Getting the Most Out Of Your VMS Relationship

Nov 1, 2012

Staffing­ firms are faced with the reality that Vendor Management Systems (VMS) overseen by Managed Service Providers (MSP) will continue to represent a larger and larger share of the contingent staffing market. Not all VMS accounts are the same. “High quality” VMS accounts utilize a limited number of staffing vendors whose recruiters have access to hiring managers. High quality accounts are an excellent way for companies to better manage and track their staffing vendors at reasonable costs.

At the other end of the spectrum are the “low quality“ VMS accounts. Characteristics of low quality accounts may include more than 50 approved staffing vendors; pre-defined markups and low margins (or low margins resulting from extreme price competition among the many vendors); no access to hiring managers (all communication is through the MSP administrator who often also does not have access to hiring managers, and knows little about the job); job orders that require very fast submittals (sometimes in less than a day), and; little or often no feedback on submitted candidates.

In most cases, VMS vendors receive a quarterly scorecard that includes performance measures such as number of hires, number of interviews, number of candidates short-listed, speed of submittals, rates at which candidates are submitted, and percent of job orders covered by submittals. Vendors receiving low scores are replaced. As a result recruiters and agencies must focus on low rates, speed and volume of submittals, and candidates whose skills are a match on paper as opposed to candidates who can do the required work.

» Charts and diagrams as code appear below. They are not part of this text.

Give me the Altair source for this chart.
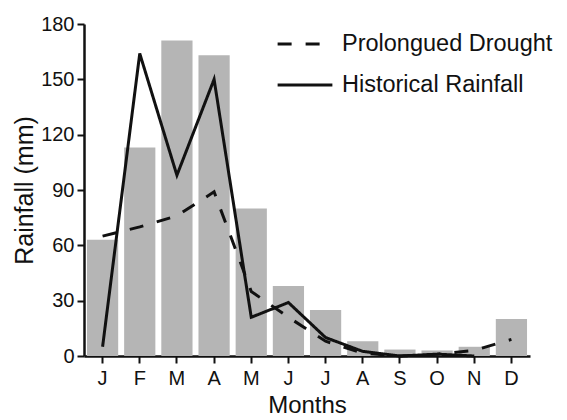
import altair as alt
import pandas as pd

months = ["Jan", "Feb", "Mar", "Apr", "May", "Jun", "Jul", "Aug", "Sep", "Oct", "Nov", "Dec"]
bars = [63, 113, 171, 163, 80, 38, 25, 8, 3.5, 3, 5, 20]
historical = [5, 164, 98, 150, 21, 29, 10, 2.5, 0, 1, 0, None]
drought = [65, 70, 76, 89, 35, 21, 8, 1.5, 0, 1, 3, 9]

series_names = ["Prolongued Drought", "Historical Rainfall"]

bar_df = pd.DataFrame({"month": months, "value": bars})
rows = []
for m, h, d in zip(months, historical, drought):
    rows.append({"month": m, "series": series_names[0], "value": d})
    if h is not None:
        rows.append({"month": m, "series": series_names[1], "value": h})
line_df = pd.DataFrame(rows)

font = "Liberation Sans"
ink = "#111111"

x_enc = alt.X(
    "month:N",
    sort=months,
    scale=alt.Scale(paddingInner=0.16, paddingOuter=0.08),
    axis=alt.Axis(
        title="Months",
        labelExpr="substring(datum.label, 0, 1)",
        labelAngle=0,
        labelFontSize=20,
        labelPadding=5,
        titleFontSize=24,
        titlePadding=5,
        titleFontWeight="normal",
        tickSize=7,
        tickWidth=2,
        domainWidth=2.5,
        domainColor=ink,
        tickColor=ink,
        labelColor=ink,
        titleColor=ink,
        labelFont=font,
        titleFont=font,
    ),
)

y_axis = alt.Axis(
    title="Rainfall (mm)",
    values=[0, 30, 60, 90, 120, 150, 180],
    labelFontSize=20,
    labelPadding=3,
    titleFontSize=25,
    titlePadding=3,
    titleFontWeight="normal",
    tickSize=7,
    tickWidth=2,
    domainWidth=2.5,
    domainColor=ink,
    tickColor=ink,
    labelColor=ink,
    titleColor=ink,
    labelFont=font,
    titleFont=font,
    grid=False,
)

bar_layer = alt.Chart(bar_df).mark_bar(color="#b5b5b5").encode(
    x=x_enc,
    y=alt.Y("value:Q", scale=alt.Scale(domain=[0, 180], nice=False), axis=y_axis),
)

line_layer = alt.Chart(line_df).mark_line(strokeWidth=3, color=ink).encode(
    x=alt.X("month:N", sort=months),
    y=alt.Y("value:Q"),
    detail="series:N",
    strokeDash=alt.StrokeDash(
        "series:N",
        sort=series_names,
        scale=alt.Scale(domain=series_names, range=[[14, 14], [1, 0]]),
        legend=alt.Legend(
            title=None,
            orient="none",
            legendX=192,
            legendY=-9,
            symbolType="stroke",
            symbolSize=3000,
            symbolStrokeWidth=3,
            symbolStrokeColor=ink,
            labelFontSize=23.5,
            labelFont=font,
            labelColor=ink,
            labelOffset=8,
            labelLimit=400,
            rowPadding=0,
        ),
    ),
)

chart = (
    alt.layer(bar_layer, line_layer)
    .properties(
        width=446,
        height=332,
        autosize=alt.AutoSizeParams(type="none"),
        padding={"left": 76, "top": 16, "right": 29, "bottom": 62},
        background="white",
    )
    .configure_view(stroke=None)
)

chart.save("out.html", embed_options={"renderer": "svg", "actions": False})
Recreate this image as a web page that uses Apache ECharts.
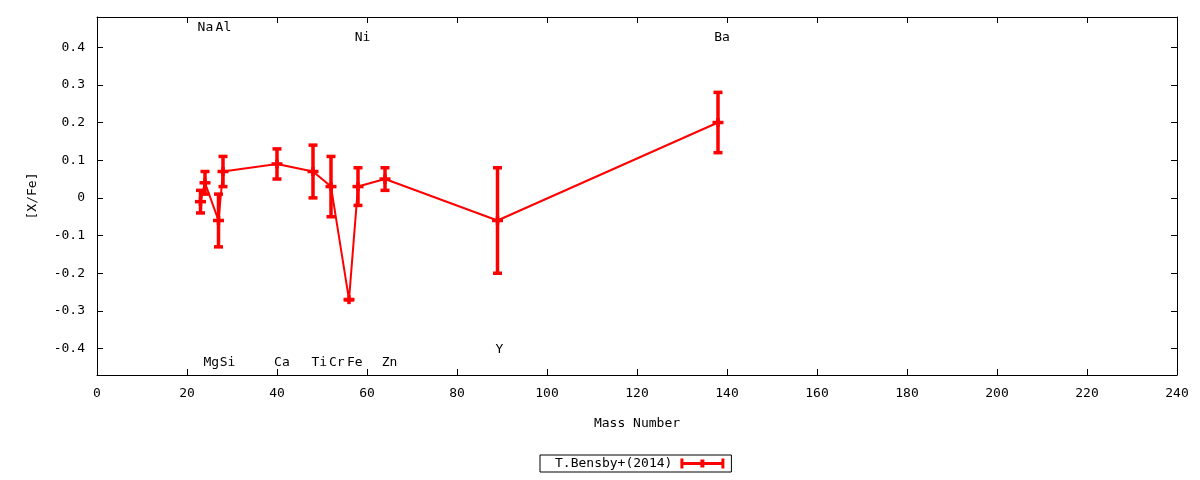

The scorecards do not measure quality of hire, which can be determined only after the candidates are hired.

Needless to say, it is very difficult for staffing firms to make much money on low quality VMS accounts. There is little point in using experienced recruiters. Experienced recruiters’ advanced skills (working with hiring managers to define the ideal candidate and conducting in depth interviews to identify the candidates who will excel at the work and have the right behaviors) will be largely wasted on low quality VMS accounts. Forcing experienced recruiters to work on low quality VMS may result in high recruiter turnover. Furthermore, since the margins on low quality VMS accounts are so thin, staffing firms cannot pay the compensation expected by experienced recruiters and still make a profit.

Outsourcing Your Way To A ROI

However all is not lost. There are two ways staffing firms can still make money on low quality VMS accounts: 1) using junior in-house recruiters, or 2) outsourcing the VMS account to an offshore recruiting firm.

Staffing firms that decide to use junior recruiters will usually hire these recruiters fresh out of college. The VMS accounts can serve as training accounts. The more successful recruiters can be moved to higher margin non-VMS accounts or high quality VMS accounts.

Staffing firms that outsource their low quality VMS accounts should look for a firm with a proven track record of success in VMS recruiting. The goal should be to have the offshore firm handle the VMS account end-to-end with minimal involvement from the staffing firm. If the staffing firm has to provide much oversight the cost advantage of using an offshore firm will be significantly reduced. Therefore, success requires an offshore firm with professional management and highly trained recruiters.

The accompanying table presents some of the issues to consider in choosing to use either a junior in-house recruiter or an offshore recruiting firm.

In either case, VMS recruiters should follow a low-quality VMS account-specific recruiting process. The steps are:

Set decision rules so that recruiters spend most of their time on the most desirable job orders. Factors to consider include bill rates, contract durations, and practice areas for which the most candidates have been hired in the past.

  • Use techniques where many candidates can be contacted quickly such as web crawlers and mass mailings.
  • Conduct a qualification interview that is focused on matching the candidate’s skills with the required skills in the job order.
  • Conduct a very aggressive rate negotiation. Submitting candidates at low rates is critical to success.
  • Have candidate approve a right-to-represent form and confirm the agreed upon rate.
  • Submit large numbers of candidates quickly and cover as many positions as possible. Speed and quantity often trumps quality.